Sacré meilleur Canadien pour la troisième année de suite, moins de trois mois après s’être fracturé le plateau tibial, Guillaume Boivin éprouvait plus de regret que de satisfaction après sa 21e place au Grand Prix cycliste de Québec. Il a terminé dans le même temps que le vainqueur Michael Matthews, avec qui il avait déjà partagé le podium aux Mondiaux U23. « C’est drôle, je pense que c’est la fois où j’avais le plus de jambes pour le finish, a souligné le Montréalais d’Israel Cycling Academy. Mais il y a eu plusieurs accrochages dans les 500 derniers mètres. Avec un gros vent de face, les gars explosaient devant et revenaient par le centre du peloton. C’était un peu le bordel. Deux ou trois gars de FDJ se sont pris ensemble. J’ai dû mettre les freins. Ça tue dans un final comme ça. C’est dommage parce que j’étais relativement bien au kilomètre et pas trop mal placé. Au moins, les jambes ne sont pas si mal. »

Hugo Houle, le bon soldat

En bon soldat, Hugo Houle a fait ce qu’on attendait de lui : durcir le rythme avec quatre tours à faire dans l’espoir de mettre la table pour ses coéquipiers Michael Valgren et Jakob Fuglsang. L’opération n’a finalement rien donné. Logiquement, le Québécois d’Astana a été lâché dans l’avant-dernière montée de la côte de la Montagne et a été le dernier à rallier l’arrivée, avec une dizaine de minutes de retard. Jamais avare de ses efforts pour le collectif, le cycliste de Sainte-Perpétue cachait mal une certaine amertume de n’avoir pu mettre à profit ses jambes de feu. « Avec la forme que j’ai, c’est sûr que j’aurais peut-être aimé essayer pour vrai dans le final, mais ça fait partie du jeu. C’est le sport, je suis payé pour ça.
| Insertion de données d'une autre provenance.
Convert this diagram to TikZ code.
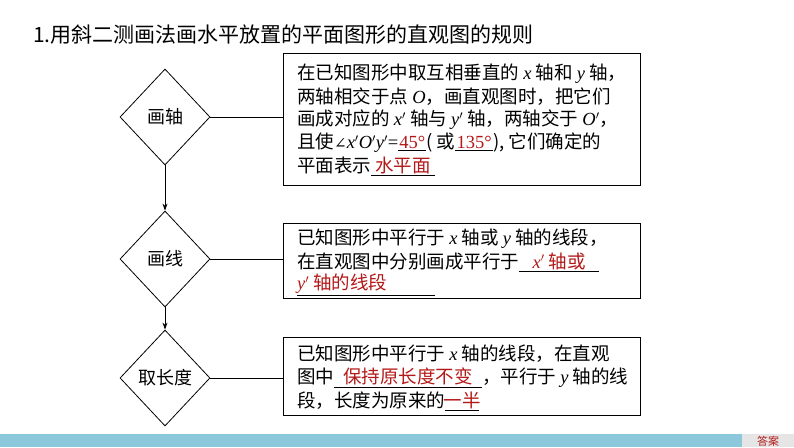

Je suis content d’avoir bien pu faire mon travail, d’avoir bien roulé. »

« Mission accomplie » pour Langlois

182 : c’est le nombre de kilomètres passés en tête par Bruno Langlois, qui a enfin pu se glisser dans l’échappée du jour, ce qu’il n’avait encore jamais réussi à ses sept Grands Prix de Québec précédents. « Mission accomplie », s’est félicité l’athlète de 39 ans, dernier coureur à rejoindre le quintette de tête. « Pouvoir tenir tête au peloton comme ça, avec les meilleurs au monde, chez nous, je ne sais pas trop quoi dire… Pour moi, c’est un peu comme une victoire. » Seul regret, Alex Cataford, l’autre membre de l’équipe nationale dans le groupe de fuyards, n’a pu décrocher le Grand Prix de la montagne, remis au Britannique Peter Kennaugh, principal animateur de la fin de course.